The STH component creates a new database for each service. The name of these databases will be the concatenation of the DB_PREFIX environment variable and the service name, using an underscore (_) as the separator.

As already mentioned, all these configuration parameters can also be adjusted using the config.js file whose contents are self-explanatory.

It is important to note that there is a limitation of 120 bytes for the namespaces (concatenation of the database name and collection names) in MongoDB. Related to this, the STH generates the collection names using 2 possible mechanisms:

  1. Plain text: In case the SHOULD_HASH configuration parameter is set to false (the default option), the collection names are generated as a concatenation of the COLLECTION_PREFIX configuration parameter, the service path, the entity id, the entity type and the suffix ".aggr" for the collections storing the aggregated data. The length of the collection name plus the DB_PREFIX plus the database name (or service) should not be more than 120 bytes using UTF-8 format or MongoDB will complain and will not create the collection, and consequently no data would be stored by the STH. A warning message is logged in case this happens.
  2. Hash based: In case the SHOULD_HASH option is set to something distinct from false, the collection names are generated as a concatenation of the COLLECTION_PREFIX configuration parameter, a generated hash and the suffix ".aggr" for the collections storing the aggregated data. To avoid collisions in the generation of these hashes, they are forced to be 20 bytes long at least. Once again, the length of the collection name plus the DB_PREFIX plus the database name (or service) should not be more than 120 bytes using UTF-8 or MongoDB will complain and will not create the collection, and consequently no data would be stored by the STH. The STH component adapts the hash size to the available characters. The hash function used is SHA-512. A warning message is logged in case there are not enough available characters for the hash.
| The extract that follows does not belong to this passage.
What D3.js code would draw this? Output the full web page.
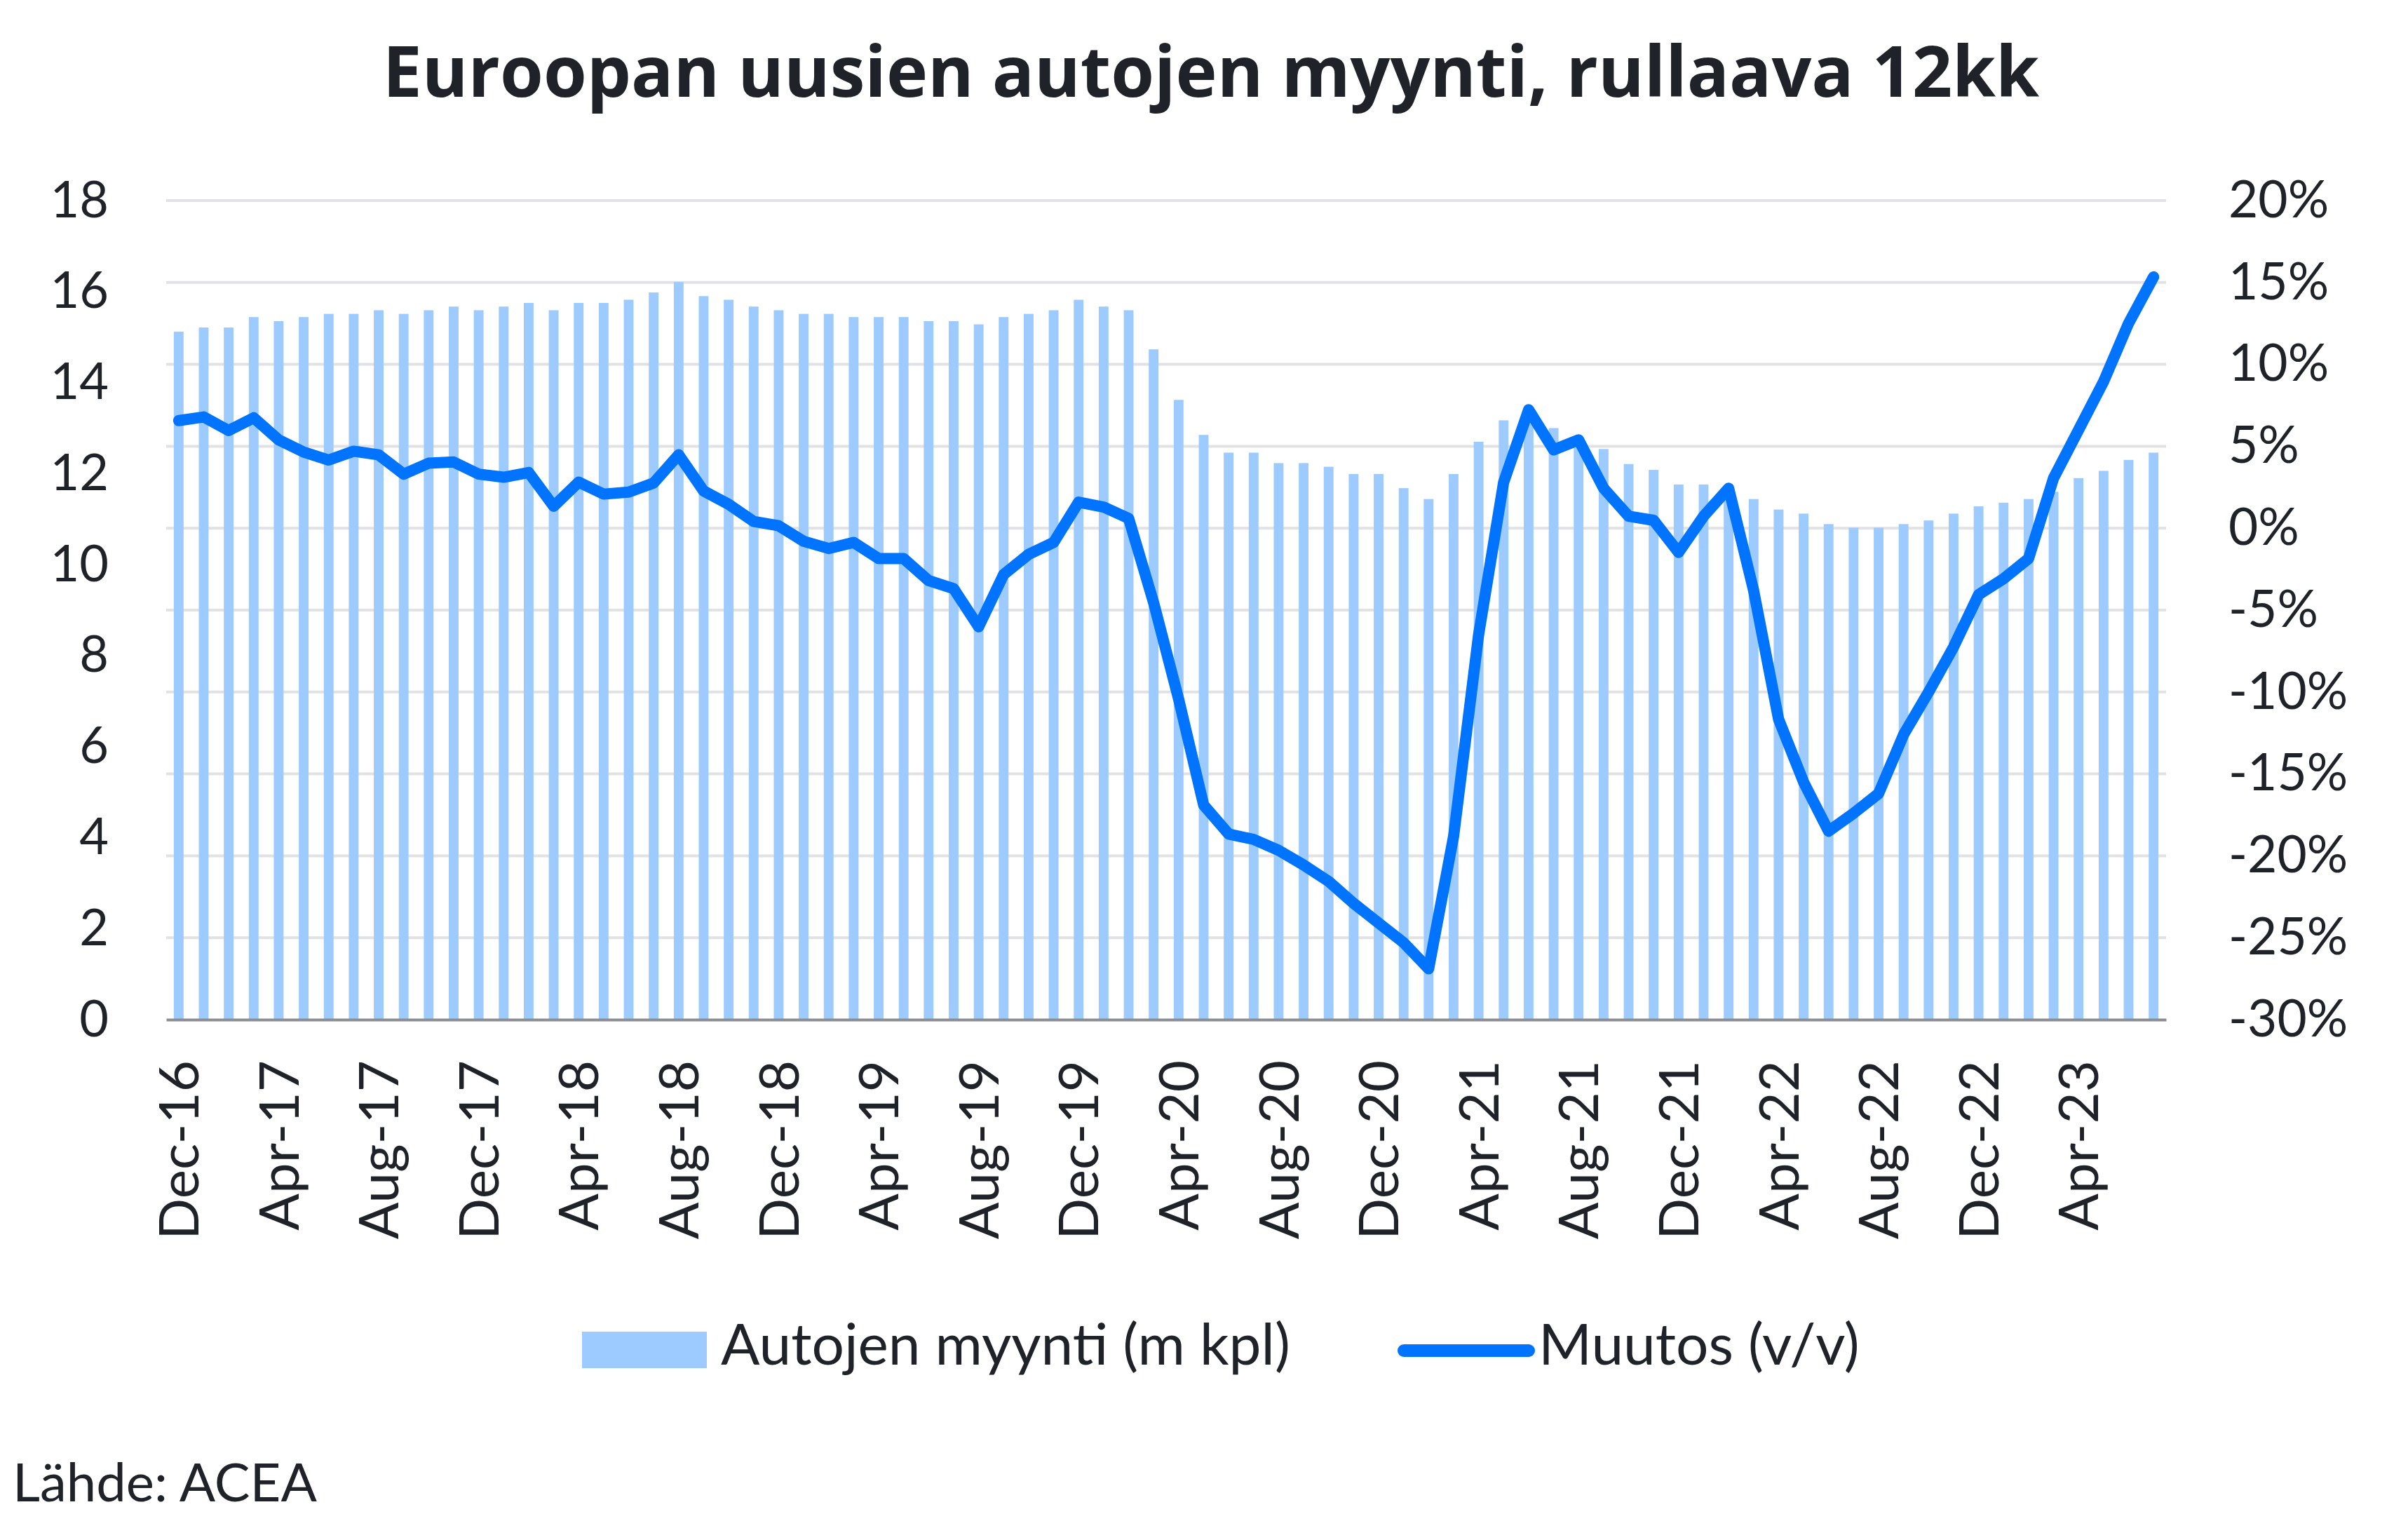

In case of using hashes as part of the collection names and as a way to let the user or developer easily recover this information, a collection named by concatenating the DB_COLLECTION_PREFIX configuration parameter and the text "_collection_names" is created and fed with information regarding the mapping of the collection names and the combination of related services, service paths, entities and attributes.